## Instructions to follow
Identify the lines holding "matplotlib" and copy them.

## Material to process
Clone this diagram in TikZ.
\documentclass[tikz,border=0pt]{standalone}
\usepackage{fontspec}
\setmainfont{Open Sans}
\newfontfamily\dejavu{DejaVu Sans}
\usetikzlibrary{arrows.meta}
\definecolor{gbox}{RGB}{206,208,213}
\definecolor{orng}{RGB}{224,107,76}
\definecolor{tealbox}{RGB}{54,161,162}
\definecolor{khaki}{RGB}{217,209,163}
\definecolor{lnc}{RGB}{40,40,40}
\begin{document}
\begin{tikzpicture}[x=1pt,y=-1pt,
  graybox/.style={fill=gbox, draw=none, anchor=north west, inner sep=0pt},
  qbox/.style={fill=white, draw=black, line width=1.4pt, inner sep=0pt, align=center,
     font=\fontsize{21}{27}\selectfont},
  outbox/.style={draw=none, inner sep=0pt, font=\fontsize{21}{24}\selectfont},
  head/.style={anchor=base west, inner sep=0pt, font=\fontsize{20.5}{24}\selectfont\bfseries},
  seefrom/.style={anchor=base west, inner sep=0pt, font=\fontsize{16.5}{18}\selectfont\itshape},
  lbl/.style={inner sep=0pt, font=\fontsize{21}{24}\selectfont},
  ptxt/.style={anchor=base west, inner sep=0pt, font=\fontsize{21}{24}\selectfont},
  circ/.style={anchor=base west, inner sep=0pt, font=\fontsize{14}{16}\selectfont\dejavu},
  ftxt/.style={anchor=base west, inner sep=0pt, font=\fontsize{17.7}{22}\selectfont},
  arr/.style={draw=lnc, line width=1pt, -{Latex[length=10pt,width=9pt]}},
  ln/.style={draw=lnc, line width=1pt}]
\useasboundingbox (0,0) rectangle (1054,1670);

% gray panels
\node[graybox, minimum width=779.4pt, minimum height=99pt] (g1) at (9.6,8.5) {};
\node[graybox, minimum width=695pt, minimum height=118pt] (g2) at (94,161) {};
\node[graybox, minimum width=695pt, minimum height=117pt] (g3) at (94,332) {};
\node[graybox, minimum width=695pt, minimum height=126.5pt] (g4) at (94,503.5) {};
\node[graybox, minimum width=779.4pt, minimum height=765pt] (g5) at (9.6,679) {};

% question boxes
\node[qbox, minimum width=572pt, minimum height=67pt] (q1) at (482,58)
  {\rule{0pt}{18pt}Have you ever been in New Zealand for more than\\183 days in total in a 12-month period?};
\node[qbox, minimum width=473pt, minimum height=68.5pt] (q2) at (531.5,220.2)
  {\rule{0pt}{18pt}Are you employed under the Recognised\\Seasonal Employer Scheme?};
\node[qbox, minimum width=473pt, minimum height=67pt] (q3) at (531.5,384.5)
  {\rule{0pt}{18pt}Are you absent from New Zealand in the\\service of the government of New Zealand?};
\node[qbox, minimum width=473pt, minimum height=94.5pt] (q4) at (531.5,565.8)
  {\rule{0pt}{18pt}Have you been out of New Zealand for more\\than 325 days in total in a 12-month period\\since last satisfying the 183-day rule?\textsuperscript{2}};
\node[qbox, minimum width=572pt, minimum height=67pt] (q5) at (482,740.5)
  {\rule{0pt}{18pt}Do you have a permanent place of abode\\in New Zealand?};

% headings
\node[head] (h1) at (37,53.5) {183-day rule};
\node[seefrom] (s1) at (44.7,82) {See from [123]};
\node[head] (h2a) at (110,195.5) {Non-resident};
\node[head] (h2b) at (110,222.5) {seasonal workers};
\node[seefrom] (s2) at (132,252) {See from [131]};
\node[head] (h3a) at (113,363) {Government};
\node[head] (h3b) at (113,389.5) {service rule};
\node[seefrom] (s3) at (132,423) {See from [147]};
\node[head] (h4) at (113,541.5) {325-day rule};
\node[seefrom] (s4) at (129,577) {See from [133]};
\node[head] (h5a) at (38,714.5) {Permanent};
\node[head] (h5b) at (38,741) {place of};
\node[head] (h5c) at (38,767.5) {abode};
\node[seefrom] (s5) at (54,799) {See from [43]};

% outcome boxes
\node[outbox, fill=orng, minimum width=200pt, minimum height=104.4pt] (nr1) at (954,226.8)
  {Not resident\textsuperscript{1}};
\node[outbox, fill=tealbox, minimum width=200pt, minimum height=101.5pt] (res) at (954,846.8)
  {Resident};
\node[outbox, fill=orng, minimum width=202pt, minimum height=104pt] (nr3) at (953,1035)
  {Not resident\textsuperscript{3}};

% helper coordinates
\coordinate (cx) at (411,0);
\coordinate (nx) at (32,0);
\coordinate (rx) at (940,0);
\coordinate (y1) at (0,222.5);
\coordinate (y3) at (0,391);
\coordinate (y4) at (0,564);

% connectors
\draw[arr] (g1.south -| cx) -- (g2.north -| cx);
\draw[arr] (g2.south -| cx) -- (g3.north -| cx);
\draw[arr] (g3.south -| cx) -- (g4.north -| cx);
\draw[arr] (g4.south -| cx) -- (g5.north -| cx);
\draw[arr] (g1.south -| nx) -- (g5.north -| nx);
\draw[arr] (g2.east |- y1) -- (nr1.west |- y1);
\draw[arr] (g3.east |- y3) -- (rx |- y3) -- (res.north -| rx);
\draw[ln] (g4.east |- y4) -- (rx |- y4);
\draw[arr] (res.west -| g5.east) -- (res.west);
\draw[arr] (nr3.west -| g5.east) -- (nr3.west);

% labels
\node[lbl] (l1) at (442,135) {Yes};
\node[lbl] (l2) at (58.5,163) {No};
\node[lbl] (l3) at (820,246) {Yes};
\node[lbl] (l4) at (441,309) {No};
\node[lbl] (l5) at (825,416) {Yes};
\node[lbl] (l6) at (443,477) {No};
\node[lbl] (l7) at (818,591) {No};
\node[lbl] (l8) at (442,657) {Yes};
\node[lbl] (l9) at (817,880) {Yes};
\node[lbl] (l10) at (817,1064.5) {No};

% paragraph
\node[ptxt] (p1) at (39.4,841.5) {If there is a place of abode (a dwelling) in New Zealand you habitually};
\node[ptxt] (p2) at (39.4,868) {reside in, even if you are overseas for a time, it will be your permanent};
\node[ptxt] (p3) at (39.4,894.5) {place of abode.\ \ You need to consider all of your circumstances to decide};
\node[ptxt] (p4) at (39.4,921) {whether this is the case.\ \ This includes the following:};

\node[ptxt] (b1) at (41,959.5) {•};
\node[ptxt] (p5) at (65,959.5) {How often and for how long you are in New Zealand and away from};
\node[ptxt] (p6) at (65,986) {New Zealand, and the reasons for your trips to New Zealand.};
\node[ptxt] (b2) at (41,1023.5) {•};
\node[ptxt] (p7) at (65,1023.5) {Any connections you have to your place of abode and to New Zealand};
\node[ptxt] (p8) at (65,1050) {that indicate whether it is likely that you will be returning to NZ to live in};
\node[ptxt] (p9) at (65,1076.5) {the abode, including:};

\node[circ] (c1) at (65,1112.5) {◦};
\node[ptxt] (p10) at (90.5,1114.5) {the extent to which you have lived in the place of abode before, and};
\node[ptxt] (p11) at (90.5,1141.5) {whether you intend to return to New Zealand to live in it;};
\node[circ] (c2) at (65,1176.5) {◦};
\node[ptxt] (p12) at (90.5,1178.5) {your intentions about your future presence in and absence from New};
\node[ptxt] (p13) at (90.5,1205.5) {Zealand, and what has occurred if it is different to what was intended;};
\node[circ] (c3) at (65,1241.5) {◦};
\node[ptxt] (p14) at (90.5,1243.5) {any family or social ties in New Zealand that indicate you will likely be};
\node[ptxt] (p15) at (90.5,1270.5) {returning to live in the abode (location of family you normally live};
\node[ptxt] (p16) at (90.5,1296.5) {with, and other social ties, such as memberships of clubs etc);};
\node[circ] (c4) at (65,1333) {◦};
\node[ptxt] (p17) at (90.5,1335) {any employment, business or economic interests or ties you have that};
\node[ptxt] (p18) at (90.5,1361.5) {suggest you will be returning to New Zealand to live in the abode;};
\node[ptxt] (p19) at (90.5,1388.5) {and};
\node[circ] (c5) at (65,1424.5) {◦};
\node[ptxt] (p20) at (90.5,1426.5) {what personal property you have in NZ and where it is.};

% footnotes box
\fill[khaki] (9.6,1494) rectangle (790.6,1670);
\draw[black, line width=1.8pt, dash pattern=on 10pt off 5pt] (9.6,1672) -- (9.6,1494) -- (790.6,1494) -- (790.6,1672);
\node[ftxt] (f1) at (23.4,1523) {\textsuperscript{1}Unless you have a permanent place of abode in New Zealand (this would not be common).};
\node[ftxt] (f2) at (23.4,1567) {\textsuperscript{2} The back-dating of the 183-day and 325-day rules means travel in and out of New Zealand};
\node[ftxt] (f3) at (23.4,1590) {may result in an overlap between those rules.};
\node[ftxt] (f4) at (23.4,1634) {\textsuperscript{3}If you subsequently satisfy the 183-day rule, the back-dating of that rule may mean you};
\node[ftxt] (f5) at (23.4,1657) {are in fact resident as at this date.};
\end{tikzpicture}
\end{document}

==

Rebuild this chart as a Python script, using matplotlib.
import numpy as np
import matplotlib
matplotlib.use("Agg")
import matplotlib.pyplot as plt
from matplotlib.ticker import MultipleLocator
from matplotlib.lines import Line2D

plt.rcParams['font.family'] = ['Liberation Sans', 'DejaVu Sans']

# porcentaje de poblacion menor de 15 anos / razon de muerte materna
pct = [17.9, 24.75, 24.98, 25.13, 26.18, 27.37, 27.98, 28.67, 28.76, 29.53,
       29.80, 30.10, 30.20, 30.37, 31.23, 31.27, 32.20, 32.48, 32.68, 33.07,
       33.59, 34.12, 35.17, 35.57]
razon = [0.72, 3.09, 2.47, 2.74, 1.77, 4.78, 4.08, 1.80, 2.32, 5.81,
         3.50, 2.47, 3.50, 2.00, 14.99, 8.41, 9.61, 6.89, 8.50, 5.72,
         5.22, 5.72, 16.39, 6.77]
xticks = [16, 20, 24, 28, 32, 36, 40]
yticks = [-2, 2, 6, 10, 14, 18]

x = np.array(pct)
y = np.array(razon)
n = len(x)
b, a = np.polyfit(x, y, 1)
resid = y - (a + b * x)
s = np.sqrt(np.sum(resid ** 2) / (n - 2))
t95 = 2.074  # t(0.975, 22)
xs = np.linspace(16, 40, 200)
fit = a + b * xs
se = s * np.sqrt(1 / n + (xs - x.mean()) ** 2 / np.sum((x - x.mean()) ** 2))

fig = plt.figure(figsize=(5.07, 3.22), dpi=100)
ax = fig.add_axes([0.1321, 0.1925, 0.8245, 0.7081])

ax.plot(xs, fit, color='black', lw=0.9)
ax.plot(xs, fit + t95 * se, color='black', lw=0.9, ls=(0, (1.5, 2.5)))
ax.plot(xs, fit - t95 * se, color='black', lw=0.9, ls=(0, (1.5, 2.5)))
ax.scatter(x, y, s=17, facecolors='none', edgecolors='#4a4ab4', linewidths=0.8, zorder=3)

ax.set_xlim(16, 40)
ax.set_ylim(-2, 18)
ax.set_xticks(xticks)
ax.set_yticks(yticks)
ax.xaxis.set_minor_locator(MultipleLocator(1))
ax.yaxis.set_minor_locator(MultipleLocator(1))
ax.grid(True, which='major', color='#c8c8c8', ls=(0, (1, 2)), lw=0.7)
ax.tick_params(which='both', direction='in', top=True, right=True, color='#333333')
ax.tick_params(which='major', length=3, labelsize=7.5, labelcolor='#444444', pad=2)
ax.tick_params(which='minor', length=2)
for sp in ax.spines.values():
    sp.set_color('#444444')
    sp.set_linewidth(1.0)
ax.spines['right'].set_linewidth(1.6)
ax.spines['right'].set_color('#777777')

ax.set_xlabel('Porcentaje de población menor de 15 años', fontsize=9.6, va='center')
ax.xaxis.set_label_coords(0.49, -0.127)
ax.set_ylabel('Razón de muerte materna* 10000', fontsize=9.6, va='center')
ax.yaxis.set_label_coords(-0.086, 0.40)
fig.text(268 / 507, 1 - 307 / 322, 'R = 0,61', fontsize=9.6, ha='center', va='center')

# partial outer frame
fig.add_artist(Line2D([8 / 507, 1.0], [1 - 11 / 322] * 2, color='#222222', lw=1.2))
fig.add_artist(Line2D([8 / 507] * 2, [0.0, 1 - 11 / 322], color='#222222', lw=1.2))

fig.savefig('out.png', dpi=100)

--

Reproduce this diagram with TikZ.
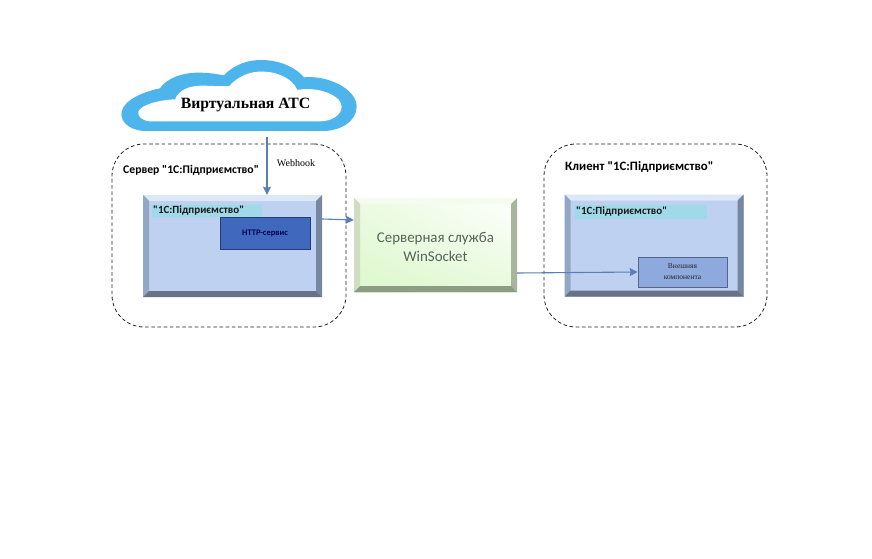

## Task answer
Rebuild this chart as a Python script, using matplotlib.
import matplotlib
matplotlib.use("Agg")
import matplotlib.pyplot as plt
from matplotlib.ticker import MultipleLocator
from matplotlib.lines import Line2D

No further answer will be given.